Há quem seja adepto do cientismo de Alexis Taylor e da sua cientologia pop, mas a mim parece-me como Dan Brown ou a literatura plana e de demasiada claridade, literatura calculada escrita com embalos de sossego, sem armadilhas ou reais ciladas ou ardor. Às vezes aquilo é galvanizante e a encosta desata de braços no ar (não toda, a metade maior, da mesa de som até ao cimo, está sentada), quando se lança nas pequenas épicas de crescendum da indietrónica . Mas no fim aquilo parece-me música que não está a evoluir, música para ouvir em salões de casacos demasiado brancos ou demasiado grandes e grandes barcos de água estacada, música para desaguar em casinos cansados. 

The Knife
Aos géneros synthpop, dark disco, ambiental, minimal, e techno teatral experimental, os The Knife têm que acrescentar outro agora: exclusivamente-coreográfico-se-tocado-ao-vivo. Com formação em octeto, a banda sueca fez uma coisa inédita e extraordinária ao vivo: chegou a ter os oito elementos em palco e estar longamente em playback total, vocal e instrumental. Perante isto, só sobrava vermos a única coisa que havia ao vivo: a voz de Karin Dreijer Andersson, voz aguda, angulosa e de cristal, mas que ali esteve sempre encapuzada numa ausência espectral. Projectados para enfeitiçar ou enfurecer o público, provocaram coisa infinitamente pior: deixaram tudo na bruma da indiferença, sem paciência para a ironia de collants, a coreografia e o coordenado liceal, sequer da sua aeróbica Trekkie espacial. As réplicas deste pequenino trémolo equivocado para prato principal hão-de prejudicar o futuro do festival. 

Little Boots
Discoteque eurotrash com a vontade de um arrastão a andar para trás em direcção ao strob de 1980. É música óptima para a pequena alienação, enquanto se está ali, debaixo daquela batida protectora de cores e do caleidoscópio discopop, nada de mal pode acontecer, parece que estamos protegidos do mundo.
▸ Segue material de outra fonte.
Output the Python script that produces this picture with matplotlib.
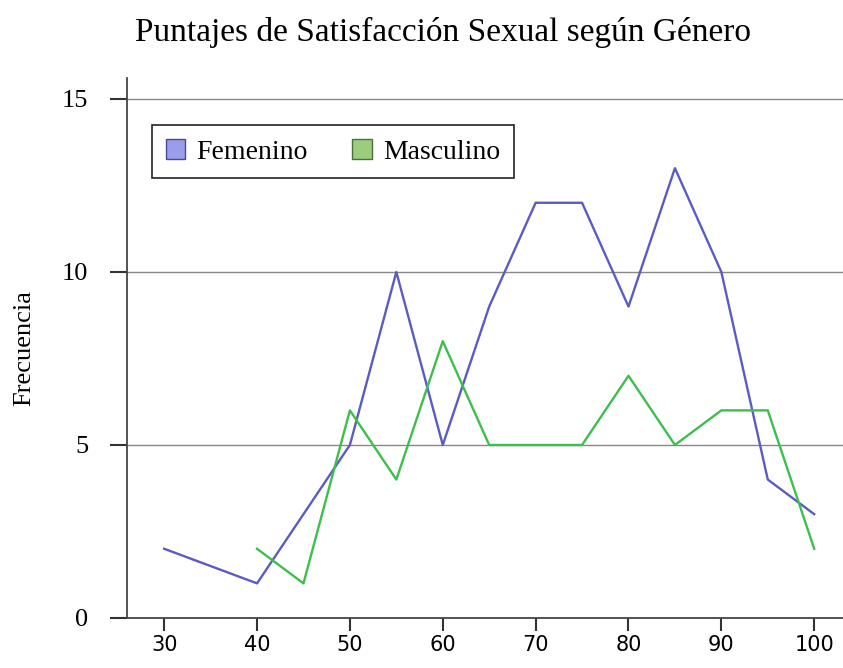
import matplotlib.pyplot as plt
from matplotlib.patches import Patch

# Score values (x axis) and frequencies per gender
femenino_x = [30, 40, 50, 55, 60, 65, 70, 75, 80, 85, 90, 95, 100]
femenino_y = [2, 1, 5, 10, 5, 9, 12, 12, 9, 13, 10, 4, 3]

masculino_x = [40, 45, 50, 55, 60, 65, 70, 75, 80, 85, 90, 95, 100]
masculino_y = [2, 1, 6, 4, 8, 5, 5, 5, 7, 5, 6, 6, 2]

x_ticks = [30, 40, 50, 60, 70, 80, 90, 100]
y_ticks = [0, 5, 10, 15]

serif = ['Liberation Serif', 'DejaVu Serif']
sans = ['DejaVu Sans']

fig = plt.figure(figsize=(8.43, 6.68), dpi=100)
ax = fig.add_axes([0.1507, 0.0749, 0.8493, 0.808])

ax.plot(femenino_x, femenino_y, color='#5a5cc4', linewidth=1.7)
ax.plot(masculino_x, masculino_y, color='#3dbf4c', linewidth=1.7)

ax.set_xlim(26.0, 103.1)
ax.set_ylim(0, 15.6)

ax.set_xticks(x_ticks)
ax.set_xticklabels([str(v) for v in x_ticks], family=sans, fontsize=15)
ax.set_yticks(y_ticks)
ax.set_yticklabels([str(v) for v in y_ticks], family=serif, fontsize=19)

ax.tick_params(axis='x', direction='out', length=9, width=1.5, color='#333333', pad=3)
ax.tick_params(axis='y', direction='out', length=12, width=1.5, color='#333333', pad=16)

for v in y_ticks[1:]:
    ax.axhline(v, color='#888888', linewidth=1.0, zorder=0)

ax.spines['top'].set_visible(False)
ax.spines['right'].set_visible(False)
ax.spines['left'].set_color('#444444')
ax.spines['bottom'].set_color('#444444')
ax.spines['left'].set_linewidth(1.3)
ax.spines['bottom'].set_linewidth(1.3)

ax.set_ylabel('Frecuencia', family=serif, fontsize=19, labelpad=19)

fig.suptitle('Puntajes de Satisfacción Sexual según Género', family=serif,
             fontsize=24, x=0.525, y=0.952, va='center')

handles = [
    Patch(facecolor='#9a9cec', edgecolor='#4a4a90', label='Femenino'),
    Patch(facecolor='#9ccc7c', edgecolor='#4a7040', label='Masculino'),
]
leg = ax.legend(handles=handles, loc='upper left', bbox_to_anchor=(0.035, 0.913),
                borderaxespad=0, ncol=2, fancybox=False, framealpha=1,
                edgecolor='#222222', prop={'family': serif, 'size': 20},
                handlelength=0.7, handleheight=0.7, handletextpad=0.4,
                columnspacing=1.6, borderpad=0.5)
leg.get_frame().set_linewidth(1.2)

fig.savefig('out.png', dpi=100)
Mas insistido e visto ao perto, vemos que Victoria Christina, a Little Boots de Blackpool, loira com uma capa que quer esvoaçar, está ali como podia estar no quarto dela, a cantar para o espelho, a acreditar no seu secador e no vento da fama e da eterna juventude. 

Echo and the Bunnymen.
O post-punk chegou aqui como um cadáver hirto e exumado. 'Lips like sugar' já não é uma mulher fogosa que foge, já não é um cisne, já não flutua, é só uma boneca balofa insuflada, com menos vida que a Gina, a boneca escachada que se passeia nua e labial nas encostas e no rio e num grupo folgazão do festival.